Several friends did not quite see the connecting thread in your discussion of Liberalism in Malta and the US. In the Maltese context, you distinguished between the true Liberalism of Borg Olivier and the Liberalism falsely attributed to Strickland. In the American context you maintained that an official book by David Petraeus, which might have been taken to reflect Liberalism understood as being the ideology of the free world, was nothing of the kind. Was there a deeper link other than perhaps an analogy with what your clowning friend described as your “funny cooking”?

There evidently should have been a concluding sentence. I had just said that the fascinating book of Petraeus was neither conservative, nor liberal, but political. I should have added that the brand of political ideology exemplified in the book was imperialist. That is also the word which most precisely characterises Strickland’s politics.

I also wanted to suggest that it also describes at least a part of what is being passed on to us as being liberal. The word is used to describe that set of values which some call American and which range from completely free ‘anti-social’ markets to what might be called abnormative bioethics.

The blatant attempts to impose this form of liberalism upon all of us strikes me as an excellent illustration of the cultural imperialism of which the methods of application were so admirably described by Petraeus.

Other friends who had read your preview of the New Ideas Symphony by Charles Camilleri, presented as the opening event of this year’s Arts Festival now in full swing, were surprised on actually hearing the performance.
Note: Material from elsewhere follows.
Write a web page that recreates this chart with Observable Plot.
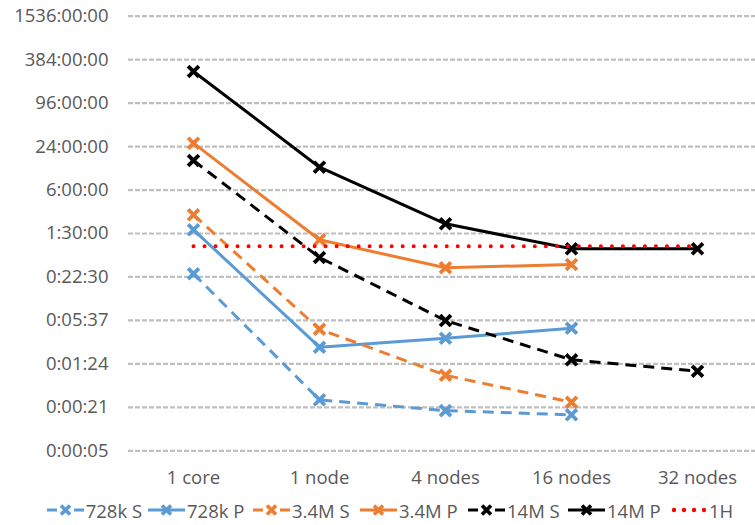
<!DOCTYPE html>
<html><head><meta charset="utf-8">
<script src="https://cdn.jsdelivr.net/npm/d3@7"></script>
<script src="https://cdn.jsdelivr.net/npm/@observablehq/plot@0.6"></script>
<style>
body{margin:0;background:#fff;font-family:"Open Sans",sans-serif;}
#chart{width:755px;height:495px;}
#legend{position:relative;width:755px;height:30px;}
.item{position:absolute;top:0;height:30px;display:flex;align-items:center;font-size:18.5px;color:#595959;white-space:nowrap;}
.item svg{margin-right:2px;}
</style></head><body>
<div id="chart"></div>
<div id="legend"></div>
<script>
// categories (x)
const categories = ["1 core", "1 node", "4 nodes", "16 nodes", "32 nodes"];
// series values, in seconds
const seriesNames = ["728k S", "728k P", "3.4M S", "3.4M P", "14M S", "14M P", "1H"];
const v728kS = [1495, 26.8, 19.0, 16.6];
const v728kP = [6076, 143.6, 191, 263];
const v34MS = [9807, 255, 58.7, 24.8];
const v34MP = [96336, 4417, 1809, 2009];
const v14MS = [55458, 2511, 336, 96, 66.7];
const v14MP = [948780, 44782, 7358, 3314, 3314];
const v1H = [3600, 3600, 3600, 3600, 3600];
// y tick values (seconds) and their labels
const yTicks = [5.2734375, 21.09375, 84.375, 337.5, 1350, 5400, 21600, 86400, 345600, 1382400, 5529600];
const yTickLabels = ["0:00:05", "0:00:21", "0:01:24", "0:05:37", "0:22:30", "1:30:00", "6:00:00", "24:00:00", "96:00:00", "384:00:00", "1536:00:00"];

const seriesValues = [v728kS, v728kP, v34MS, v34MP, v14MS, v14MP, v1H];
const styles = [
  {color: "#5B9BD5", dash: "11,7", marker: true},
  {color: "#5B9BD5", dash: null, marker: true},
  {color: "#ED7D31", dash: "11,7", marker: true},
  {color: "#ED7D31", dash: null, marker: true},
  {color: "#000000", dash: "11,7", marker: true},
  {color: "#000000", dash: null, marker: true},
  {color: "#FF0000", dash: "0.01,11", marker: false, dotted: true}
];

const labelFor = d => {
  const i = yTicks.findIndex(t => Math.abs(Math.log(t / d)) < 1e-6);
  return i >= 0 ? yTickLabels[i] : "";
};

const marks = [
  Plot.ruleY(yTicks, {stroke: "#BFBFBF", strokeWidth: 2.2, strokeDasharray: "5,2"}),
  Plot.text(yTicks, {y: d => d, text: labelFor, frameAnchor: "left", dx: -20, textAnchor: "end", fill: "#595959", fontSize: 18.5}),
  Plot.axisX({tickSize: 0, tickPadding: 20, label: null})
];
seriesNames.forEach((name, i) => {
  const st = styles[i];
  const rows = seriesValues[i].map((v, j) => ({cat: categories[j], value: v}));
  marks.push(Plot.line(rows, {
    x: "cat", y: "value", stroke: st.color,
    strokeWidth: st.dotted ? 4 : 3,
    strokeDasharray: st.dash || undefined,
    strokeLinecap: st.dotted ? "round" : "butt",
    strokeLinejoin: "round"
  }));
  if (st.marker) {
    marks.push(Plot.dot(rows, {x: "cat", y: "value", symbol: "times", r: 5, stroke: st.color, strokeWidth: 3.8}));
  }
});

const chart = Plot.plot({
  width: 755, height: 495,
  marginLeft: 128, marginRight: 0, marginTop: 15.7, marginBottom: 44.7,
  style: {fontFamily: "'Open Sans', sans-serif", fontSize: "18.5px", color: "#595959", background: "#fff", overflow: "visible"},
  x: {type: "point", domain: categories, range: [192.7, 696.7], padding: 0},
  y: {type: "log", domain: [yTicks[0], yTicks[yTicks.length - 1]], axis: null},
  marks
});
document.getElementById("chart").appendChild(chart);

// legend
const legendX = [46.7, 148, 253, 360, 468, 568, 670];
const legend = document.getElementById("legend");
seriesNames.forEach((name, i) => {
  const st = styles[i];
  const div = document.createElement("div");
  div.className = "item";
  div.style.left = legendX[i] + "px";
  let svg = `<svg width="37" height="14" viewBox="0 0 37 14">`;
  if (st.dotted) {
    for (let k = 0; k < 4; k++) svg += `<circle cx="${4 + k * 10}" cy="7" r="2.2" fill="${st.color}"/>`;
  } else if (st.dash) {
    svg += `<line x1="0" y1="7" x2="10" y2="7" stroke="${st.color}" stroke-width="3"/>`;
    svg += `<line x1="27" y1="7" x2="37" y2="7" stroke="${st.color}" stroke-width="3"/>`;
  } else {
    svg += `<line x1="0" y1="7" x2="37" y2="7" stroke="${st.color}" stroke-width="3"/>`;
  }
  if (st.marker) {
    svg += `<path d="M14,2.5L23,11.5M14,11.5L23,2.5" stroke="${st.color}" stroke-width="3.6"/>`;
  }
  svg += `</svg>`;
  div.innerHTML = svg + `<span>${name}</span>`;
  legend.appendChild(div);
});
</script>
</body></html>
Why did you say that it was a further exploration of the Maltese identity, when it did not sound at all like a sequel to his early folkloristic Malta Suite?

The symphony identifies as the deepest character of the Maltese soundscape that which Camilleri often said was best expressed by the Maltese word hemda, from which I myself derived the title of my textbook on the philosophy of language which is called Peopled Silence.

The first movement of the symphony as very skilfully delivered by Brian Schembri with the Malta Philharmonic Orchestra hovered on the verge of inaudibility. Then, out of the quasi-silent melody, more articulated sounds emerged and they are amply developed with only slight although significant lateral deviations from the classical orientations of harmony, but as the movement returns to the initial hemda, the feeling takes hold of you that the complex elaboration had all been germinally present in the quiet, non-resounding beginning.

The second movement again begins with a hemda-style opening. This time, a conflictual counter position of sounds emerges and the din of battle, although never quite degenerating into noise, goes on for a while. But then it subsides and the mood of the opening returns, leaving us this time with the sense that the tumult was in vain.

Finally the third movement, in which trumpet fanfares and other sounds of jubilation are heard. I for one could not help becoming more and more aware that Camilleri was making ample use of material from the dialogic, death-lament between the two jesters in the last act of The Maltese Cross.

I had actually selected this passage to be sung during Communion in the funeral Mass for Charles, when I had no idea that he had made use of it in what he must have been uncannily aware was to be his last major composition and indeed his spiritual testament.

I am sure it was because of the persuasive power of the symphony’s eulogy of hemda that the audience did not spring to its feet in a standing ovation.

The composer was asserting almost with his last breath that the sound of Malta at its most authentic was the expression of a sort of mystical communion which transcends verbal and other dialectical signs (there was no climax whatsoever as finale to the symphony) that are not an expression of religiosity in either the popular festa style evoked in the Malta Suite, nor of solemn liturgical celebration, but rather of a deep cosmic spirituality.

Do you find this Freedom of the Spirit expressed as the mark of Maltese identity by others besides Charles Camilleri?

A very recent witness in this sense has come forward in the shape of Marlene Saliba with her book Ancestral Visions published by the author herself.

Actually, in this very rich volume containing accurate scientific information as well as superb photographs by Daniel Cilia and a gallery of works of art inspired by the temples, there is a poem entitled somewhat enigmatically The Philosophers’ Stone (alchemists believed this stone could turn baser metals into gold, and J.K. Rowling exploited the idea in her first book featuring Harry Potter). Marlene Saliba sub-titled her poem “after seeing the painting of Monica Spiteri and listening to the music of Charles Camilleri, both entitled Silent Spaces”.

The English version reads somewhat more prosaically than the Maltese original with its repeated beat on one rhyming syllable at the end of many successive lines. It has the following last stanza: “Silent stone sanctuaries/near us and inside us/that may be accessed/without passwords,/and upon which/secretly depend/the sound and flow/of our existence.”

Saliba uses her mastery of both Maltese and English to create herself an analogous effect to that of the Silent Spaces celebrated by the musician and the visual artist. The same spirit also pervades the very layout of the book. In its own very different poetic way, it pictures the Maltese identity as elegantly as Joseph Brincat did in his book on language in Malta.

Fr Peter Serracino Inglott was talking to Miriam Vincenti.